Clockwork or All Wound Up
Philip Pullman, Doubleday, 0 385 40755 6, £9.99 hbk, Corgi, 0 440 86343 0, £3.99 pbk
For the sheer energy of the writing, the surprises it springs and the chilling feeling you are left with, Clockwork is a book to savour. In fact, it is impossible not to savour it since it sticks so indelibly in the memory. Told as a story within a story, mirroring the mechanism of the clockwork of the title, both stories move along at a breakneck speed, hurtling the reader towards the grim ending.
Author and consultant John Farndon chooses non-fiction that will be treasured:
Oxford Children’s Encyclopedia
Nine-volume boxed set illustrated in full colour, 0 19 910173 6, £150 (also available on CD-Rom, 0 19 268340 3, £51.06 plus £8.93 VAT)

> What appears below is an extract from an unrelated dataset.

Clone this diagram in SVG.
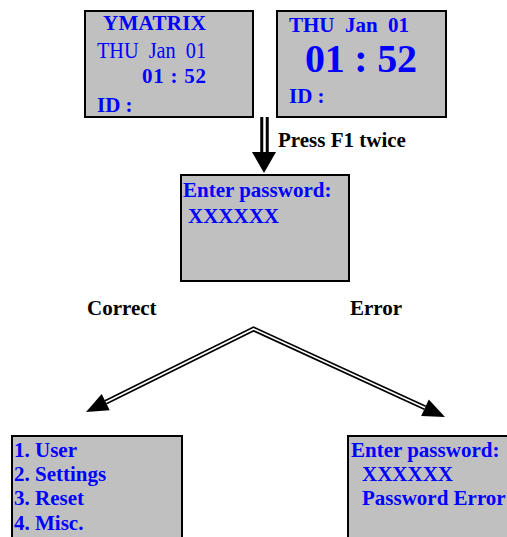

Earlier this year, Oxford launched a completely revamped edition of their nine-volume Children’s Encyclopedia. The result is a wonderful treasurehouse of knowledge which would be an asset to any child and make a wonderful present. By no means cheap, it is worth the investment – it is surprisingly compact and endlessly informative. The Encyclopedia is arranged predominantly in an A-Z format – sensibly, there is a separate biography volume – and every major topic, from aborigines to zoos, is introduced with a clearly written article. Moreover, it is attractive enough to encourage browsing as well as serious reference. I wish I had had one.
Stephen Biesty’s Cross-Sections Man-of-War
Stephen Biesty, Dorling Kindersley, 0 7513 5045 1, £12.00 hbk
Biesty has a remarkable ability to create illustrations that you actually want to linger over – whether you are a child or an adult. They are always full of the fascinating detail that draws a child’s eye, and he has a way of presenting subjects in a view that is often so original that it is genuinely exciting. His first great success was Incredible Cross-Sections, but this handsome, large format book focuses his talent to create an extraordinarily fascinating view of an 18th-century warship and what life was like for its crew.